6. We, therefore, remand the case to the learned District Judge in Order that he may appoint a suitable person to act as mutwalli till Mukammil Ali attains majority according to Mahomedan law on such terms and conditions as he may deem fit. It would be open to the learned District Judge to consider the claims of Sayera Banu as also the claims of the petitioner before us, namely, Khan Sahib Abdus Salam Choudhury and the claims of any other person who may be an applicant for the post.

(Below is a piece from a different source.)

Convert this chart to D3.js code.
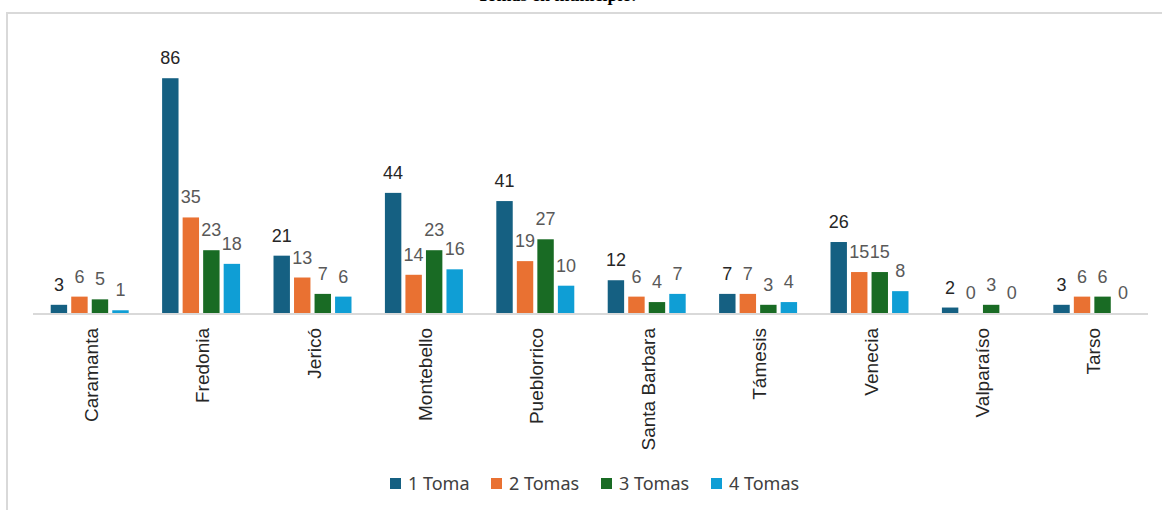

We cannot maintain the Order by which fine has been imposed upon the Khan Sahib, the petitioner before us, as that was an ex parte Order passed at the instance of Sayera Banu on an application of which no notice was given to the Khan Sahib. For this reason and this reason alone, we set aside the said Order and direct the fine which has already been paid to be refunded to the Khan Sahib. There will be no Order for costs in this rule. The learned District Judge is requested to dispose of the matter relating to the appointment of a person to act as mutwalli as early as possible. Let the records be sent down without delay.